Gli stessi riferimenti al territirio collinare delle Langhe e ai prodotti prelibati della terra, si ritrovano in numerose poesie, come nella raccolta “Lavorare stanca”, e in tanti racconti, come quelli di un’altra famosa raccolta, “Feria d’Agosto”, o in quelli contenuti nelle diverse raccolte postume. Ne “La Langa”, l’autore tornato al suo paese, racconta come tutti, contadini e borghesi, concordassero sul fatto “ch’era una bella cosa ricordarsi del paese e ritornarci come facevo io, ne vantavano i terreni, ne vantavano i raccolti e la bontà della gente e del vino”. L’amore per la terra dell’infanzia appare evidente in un breve racconto come “La vigna”, interamente dedicato alla descrizione dei filari lungo le colline, alla cui vista Pavese collega tanti ricordi di quando era bambino, intrecciandoli con l’intensa attività che durante l’anno anima i vigneti. In “Notte di festa” descrive così lo scenario di una casa contadina, mentre sale il fresco della sera: “C’era un’altra botte aperta sull’aia, e anche da questa usciva un tanfo estuoso e gagliardo che s’ammorbidiva salendo nel crepuscolo”.

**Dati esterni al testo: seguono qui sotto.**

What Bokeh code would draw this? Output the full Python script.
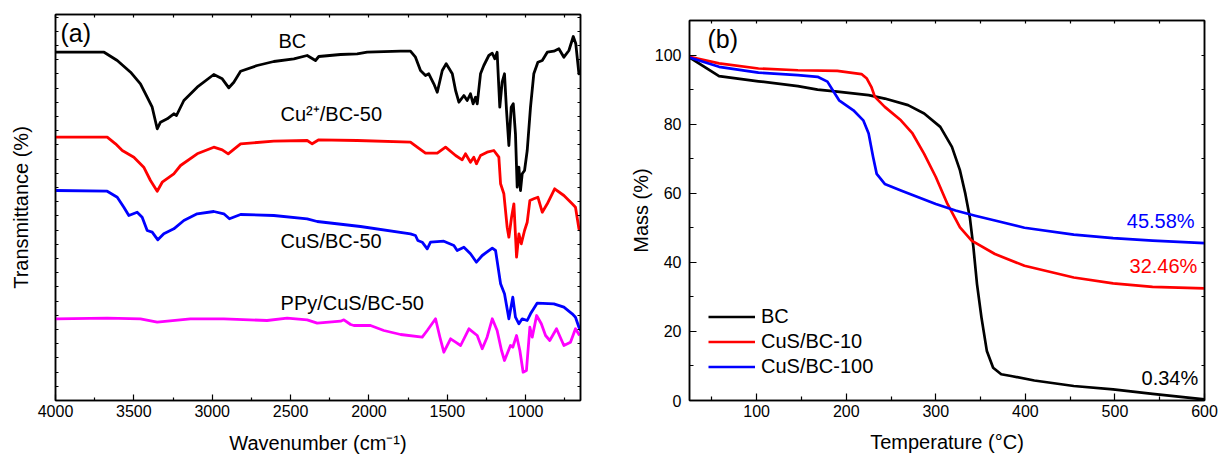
from bokeh.plotting import figure
from bokeh.models import (Range1d, FixedTicker, LinearAxis, Label, Legend, LegendItem,
                          CustomLabelingPolicy)
from bokeh.layouts import row
from bokeh.embed import file_html
from bokeh.resources import INLINE

FONT = "Liberation Sans"

# ---------------- (a) FTIR data: (wavenumber cm-1, transmittance a.u. with offsets)
ftir_bc = [(4000, 348.3), (3690, 348.3), (3606, 340), (3521, 328.3), (3458, 316.7), (3415, 303.3),
           (3383, 293.3), (3351, 271.7), (3330, 278.3), (3287, 281.7), (3245, 286.7), (3228, 285),
           (3181, 300), (3096, 313.3), (2990, 326), (2936, 321.7), (2894, 312.7), (2862, 318.3),
           (2819, 329.3), (2713, 335), (2607, 339), (2479, 341.7), (2394, 345), (2341, 340),
           (2320, 344), (2181, 346), (2075, 346.7), (2011, 348.3), (1798, 349.3), (1735, 349.3),
           (1703, 343.3), (1671, 330), (1639, 325), (1618, 326.7), (1586, 316.7), (1564, 308.3),
           (1532, 330), (1507, 336.7), (1468, 326.7), (1447, 310), (1426, 298.3), (1394, 305),
           (1373, 300), (1352, 306.7), (1335, 296.7), (1320, 303.3), (1309, 296.7), (1288, 326.7),
           (1267, 335), (1235, 345), (1213, 347.3), (1197, 341.7), (1182, 348.3), (1165, 293.3),
           (1150, 318.3), (1135, 326.7), (1122, 290), (1107, 255), (1092, 293.3), (1079, 296.7),
           (1065, 266.7), (1054, 213.3), (1043, 233.3), (1033, 210), (1022, 226.7), (1007, 230),
           (990, 250), (969, 293.3), (948, 326.7), (922, 338.3), (894, 340), (862, 348.3),
           (820, 349.3), (788, 351.7), (756, 343.3), (724, 350), (696, 364), (680, 356.7),
           (660, 326.7), (650, 330)]

ftir_cu = [(4000, 263.3), (3670, 263.3), (3617, 256.7), (3574, 250), (3500, 243.3), (3437, 233.3),
           (3394, 220), (3351, 209.3), (3319, 218.3), (3245, 226.7), (3202, 235), (3096, 246.7),
           (2990, 253.3), (2936, 250.7), (2898, 246.7), (2819, 256.7), (2607, 259.3), (2394, 260),
           (2362, 256.7), (2320, 260.7), (2075, 260), (1735, 258.3), (1692, 253.3), (1639, 247.3),
           (1564, 247.3), (1511, 253.3), (1447, 245), (1405, 240.7), (1384, 246.7), (1352, 238.3),
           (1331, 243.3), (1314, 236.7), (1288, 245), (1246, 248.3), (1203, 250), (1171, 243.3),
           (1160, 216.7), (1139, 206.7), (1118, 173.3), (1107, 163.3), (1090, 183.3), (1075, 196.7),
           (1058, 143.3), (1043, 166.7), (1028, 156.7), (1007, 170), (990, 178.3), (973, 200),
           (948, 201.7), (922, 203.3), (894, 188.3), (862, 196.7), (815, 211.7), (756, 205),
           (703, 196.7), (682, 193.3), (660, 171.7), (650, 170)]

ftir_cus = [(4000, 210), (3670, 209.3), (3606, 203.3), (3564, 193.3), (3532, 185), (3479, 188.3),
            (3447, 183.3), (3415, 170), (3383, 168.3), (3347, 160.7), (3309, 166.7), (3245, 171.7),
            (3181, 180), (3096, 186.7), (2990, 189), (2926, 186.7), (2890, 181.7), (2819, 186),
            (2607, 185), (2394, 181.7), (2330, 179), (2054, 174), (1735, 166.7), (1703, 165),
            (1688, 160), (1660, 158.3), (1628, 151.7), (1607, 158.3), (1522, 159.3), (1458, 155),
            (1437, 150), (1394, 153.3), (1352, 146.7), (1314, 138.3), (1277, 145), (1213, 152.3),
            (1192, 150), (1160, 116.7), (1135, 106.7), (1107, 81.7), (1082, 103.3), (1065, 83.3),
            (1043, 76.7), (1022, 81.7), (990, 80), (969, 86.7), (927, 97.3), (820, 96.7),
            (756, 93.3), (703, 86.7), (682, 83.3), (660, 73.3), (650, 70)]

ftir_ppy = [(4000, 81.7), (3670, 82.3), (3458, 81.7), (3351, 78.3), (3139, 81.7), (2926, 81.7),
            (2650, 80), (2522, 82.3), (2394, 80.7), (2330, 77.3), (2181, 79.3), (2160, 80.7),
            (2117, 76), (2096, 75), (1990, 75), (1905, 70), (1798, 66), (1660, 63.3), (1628, 70),
            (1575, 81.7), (1547, 63.3), (1522, 48.3), (1479, 61.7), (1447, 58.3), (1415, 55),
            (1362, 71.7), (1309, 65), (1277, 51.7), (1246, 63.3), (1213, 81.7), (1182, 70),
            (1154, 50), (1135, 40), (1114, 48.3), (1097, 55), (1082, 53.3), (1058, 65), (1037, 50),
            (1016, 28.3), (995, 30), (973, 73.3), (958, 63.3), (930, 85), (900, 76.7), (873, 65),
            (846, 60), (803, 71.7), (756, 55), (714, 58.3), (682, 71.7), (656, 65)]

ftir_names = ["BC", "Cu\u00b2\u207a/BC-50", "CuS/BC-50", "PPy/CuS/BC-50"]
ftir_colors = ["#000000", "#ff0000", "#0000ff", "#ff00ff"]
ftir_label_pos = [(2577, 360), (2564, 287), (2564, 160), (2564, 98)]

# ---------------- (b) TGA data: (temperature C, mass %)
tga_bc = [(25, 99.3), (58, 93.9), (102, 92.4), (146, 91.0), (168, 90.0), (190, 89.4), (225, 88.4),
          (243, 87.4), (269, 85.5), (287, 83.1), (305, 79.2), (318, 73.4), (327, 66.6), (333, 59.8),
          (338, 53.0), (342, 44.3), (346, 33.7), (351, 24.0), (357, 14.3), (364, 9.5), (373, 7.6),
          (384, 7.1), (410, 5.8), (454, 4.2), (498, 3.2), (542, 1.9), (600, 0.34)]
tga_cus10 = [(25, 99.5), (58, 97.6), (102, 96.1), (146, 95.6), (190, 95.4), (217, 94.5), (223, 93.2),
             (228, 90.8), (232, 87.9), (243, 85.0), (261, 81.1), (274, 77.3), (287, 71.4), (300, 64.7),
             (313, 56.9), (327, 50.1), (340, 46.3), (366, 42.4), (399, 39.0), (454, 35.6), (498, 33.9),
             (542, 32.9), (600, 32.46)]
tga_cus100 = [(25, 99.3), (58, 96.6), (102, 94.9), (146, 94.2), (168, 93.7), (179, 92.3), (186, 89.4),
              (192, 86.9), (208, 84.0), (219, 81.1), (225, 77.3), (230, 70.5), (234, 65.6), (243, 62.7),
              (261, 60.8), (300, 56.9), (322, 55.0), (344, 53.5), (366, 52.1), (399, 50.0), (454, 48.0),
              (498, 47.0), (542, 46.3), (600, 45.58)]
tga_names = ["BC", "CuS/BC-10", "CuS/BC-100"]
tga_colors = ["#000000", "#ff0000", "#0000ff"]
residues = ["0.34%", "32.46%", "45.58%"]
residue_pos = [(593, 6.4), (592, 38.8), (589, 51.9)]

wn_major = [4000, 3500, 3000, 2500, 2000, 1500, 1000]
wn_minor = [3750, 3250, 2750, 2250, 1750, 1250, 750]
t_major = [100, 200, 300, 400, 500, 600]
t_minor = [50, 150, 250, 350, 450, 550]
m_major = [0, 20, 40, 60, 80, 100]
m_minor = [10, 30, 50, 70, 90]

NO_LABELS = "for (const i of Array.from(indices)) { indices.unset(i) } return indices"


def style_axis(ax, major, minor, maj_in, min_in, show_labels=True):
    ax.ticker = FixedTicker(ticks=major, minor_ticks=minor)
    ax.major_tick_in = maj_in
    ax.major_tick_out = 0
    ax.minor_tick_in = min_in
    ax.minor_tick_out = 0
    ax.axis_line_width = 1.5
    ax.axis_line_color = "#000000"
    ax.major_tick_line_color = "#000000"
    ax.minor_tick_line_color = "#000000"
    ax.major_tick_line_width = 1.2
    ax.minor_tick_line_width = 1.2
    ax.major_label_text_font = FONT
    ax.major_label_text_color = "#000000"
    ax.axis_label_text_font = FONT
    ax.axis_label_text_font_style = "normal"
    ax.axis_label_text_font_size = "20px"
    ax.axis_label_text_color = "#000000"
    if show_labels:
        ax.major_label_text_font_size = "16px"
    else:
        ax.major_label_text_font_size = "0px"
        ax.major_label_standoff = 0
        ax.major_label_policy = CustomLabelingPolicy(code=NO_LABELS)


def bare_axis(p, place, major, minor, maj_in, min_in):
    ax = LinearAxis()
    style_axis(ax, major, minor, maj_in, min_in, show_labels=False)
    ax.axis_label = None
    p.add_layout(ax, place)
    return ax


# ---------------- panel (a)
p1 = figure(width=600, height=460, x_range=Range1d(4000, 650), y_range=Range1d(0, 386),
            output_backend="svg", toolbar_location=None, frame_align=False,
            min_border_left=55, min_border_right=20, min_border_top=14, min_border_bottom=60)
p1.xgrid.visible = False
p1.ygrid.visible = False
p1.outline_line_color = "#000000"
p1.outline_line_width = 1.5

y_ticks_a = [i * 14.2 for i in range(28)]
style_axis(p1.xaxis[0], wn_major, wn_minor, 6, 3)
p1.xaxis[0].major_label_standoff = 4
p1.xaxis[0].axis_label = "Wavenumber (cm\u207b\u00b9)"
p1.xaxis[0].axis_label_standoff = 12
style_axis(p1.yaxis[0], y_ticks_a, [], 3, 0, show_labels=False)
p1.yaxis[0].axis_label = "Transmittance (%)"
p1.yaxis[0].axis_label_standoff = 24
bare_axis(p1, "above", wn_major + wn_minor, [], 3, 0)
bare_axis(p1, "right", y_ticks_a, [], 3, 0)

for series, col in zip([ftir_bc, ftir_cu, ftir_cus, ftir_ppy], ftir_colors):
    xs = [a for a, b in series]
    ys = [b for a, b in series]
    p1.line(xs, ys, line_color=col, line_width=2.8, line_join="round")

for name, (lx, ly) in zip(ftir_names, ftir_label_pos):
    p1.add_layout(Label(x=lx, y=ly, text=name, text_font=FONT, text_font_size="20px",
                        text_color="#000000", text_baseline="middle", text_align="left"))
p1.add_layout(Label(x=3968, y=368, text="(a)", text_font=FONT, text_font_size="25px",
                    text_color="#000000", text_baseline="middle", text_align="left"))

# ---------------- panel (b)
p2 = figure(width=619, height=460, x_range=Range1d(25, 600), y_range=Range1d(0, 110),
            output_backend="svg", toolbar_location=None, frame_align=False,
            min_border_left=89, min_border_right=15, min_border_top=20, min_border_bottom=60)
p2.xgrid.visible = False
p2.ygrid.visible = False
p2.outline_line_color = "#000000"
p2.outline_line_width = 1.5

style_axis(p2.xaxis[0], t_major, t_minor, 7, 4)
p2.xaxis[0].major_label_standoff = 4
p2.xaxis[0].axis_label = "Temperature (\u00b0C)"
p2.xaxis[0].axis_label_standoff = 11
style_axis(p2.yaxis[0], m_major, m_minor, 7, 4)
p2.yaxis[0].major_label_standoff = 8
p2.yaxis[0].axis_label = "Mass (%)"
p2.yaxis[0].axis_label_standoff = 0
bare_axis(p2, "above", t_major + t_minor, [], 3, 0)
bare_axis(p2, "right", m_major + m_minor, [], 3, 0)

renderers = []
for series, col in zip([tga_bc, tga_cus10, tga_cus100], tga_colors):
    xs = [a for a, b in series]
    ys = [b for a, b in series]
    renderers.append(p2.line(xs, ys, line_color=col, line_width=2.7, line_join="round"))

legend = Legend(items=[LegendItem(label=n, renderers=[r]) for n, r in zip(tga_names, renderers)],
                location=(19, 21), glyph_width=47, glyph_height=25, label_height=25, spacing=0,
                padding=0, margin=0, label_standoff=6, label_text_font=FONT,
                label_text_font_size="20px", label_text_color="#000000",
                border_line_alpha=0, background_fill_alpha=0)
p2.add_layout(legend)

for txt, (lx, ly), col in zip(residues, residue_pos, tga_colors):
    p2.add_layout(Label(x=lx, y=ly, text=txt, text_font=FONT, text_font_size="20px",
                        text_color=col, text_baseline="middle", text_align="right"))
p2.add_layout(Label(x=45, y=104.6, text="(b)", text_font=FONT, text_font_size="25px",
                    text_color="#000000", text_baseline="middle", text_align="left"))

layout = row(p1, p2)
open("out.html", "w").write(file_html(layout, INLINE))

E proprio i vini piemontesi sono stati tra i protagonisti delle numerose iniziative promosse dalla Fondazione Cesare Pavese in occasione del centenario della nascita dell’autore, a partire dall’etichetta speciale del Barbera d’Asti, realizzata dalla pittrice Roberta Viarengo per la cantina Terre da Vino, la prestigiosa azienda vinicola di Barolo che da sempre dedica alcune delle proprie etichette ai romanzi dello scrittore: dal Barolo Docg “Paesi tuoi” al Barbaresco Docg “La casa in collina”, dal Barbera d’Asti Doc superiore “La luna e i falò” al Piemonte Moscato Passito Doc “La bella estate”, dal Monferrato Bianco Doc “Tra donne sole” al Barolo Chinato “Il diavolo sulle colline” fino alla selezione di grappe di Nebbiolo da Barolo “Paesi tuoi”, di Barbera “La luna e i falò”e di Moscato “La bella estate”. La Fondazione Cesare Pavese e la cantina Terre da Vino sono state partner anche nella mostra “Cesare Pavese. Le colline e il sole”: un’esposizione itinerante delle opere giunte da ogni parte del mondo e nate dall’interpretazione dei libri di Cesare Pavese, che ha utilizzato la Mail Art - una nuova forma di arte diffusa in tutto il mondo che si avvale dei mezzi postali per la circolazione delle opere - e ha fatto tappa a Barolo, Roma, Firenze, Milano e Torino.
In questo 2008 sono stati tantissimi gli eventi con cui il mondo agricolo piemontese, ma non solo, ha voluto ricordare il grande scrittore a partire dall’edizione 2008 di Vinitaly, come lo spettacolo itinerante “PPP Passeggiando per Pavese” attraverso i luoghi pavesiani, le iniziative “Dipingi un manifesto per Pavese” che si è svolta in molte città italiane, e “Prestaci un tuo libro di Pavese” grazie alla quale tanti lettori “pavesiani” sparsi per il mondo hanno inviato una copia del loro libro preferito, e l’emissione da parte delle Poste Italiane di un francobollo dedicato all’opera dell’autore. All’intensa attività editoriale di Pavese presso la casa editrice Einaudi è stata dedicata la mostra “Cesare Pavese. I libri”, mentre i ragazzi del Teatro delle Forme hanno allestito il percorso teatrale ed enogastronomico “Sentiero diVino” tra le ricchezze culturali e i prodotti piemontesi. Bucarest, Madrid, Guadalajara e Tel Aviv sono state le sedi dei convegni internazionali sull’autore, al quale sono stati dedicati anche “La quinta donna. Amore e morte di Cesare Pavese” opera teatrale per attore, attrice e cinque cantanti liriche, ensemble strumentale di Luciano Sampaoli e Sergio Zavoli con Luigi Lo Cascio nel ruolo di Cesare Pavese, e un’interessante serie di proiezioni di film, tra cui “Un paese ci vuole” di Vanni Vallino, e documentari (“Sulle colline libere. Viaggio nel mondo di Cesare Pavese” di Claudio Dezani, “Cesare Pavese. Gli amici” e “Il mondo contadino nell’opera di Cesare Pavese” di Andrea Icardi).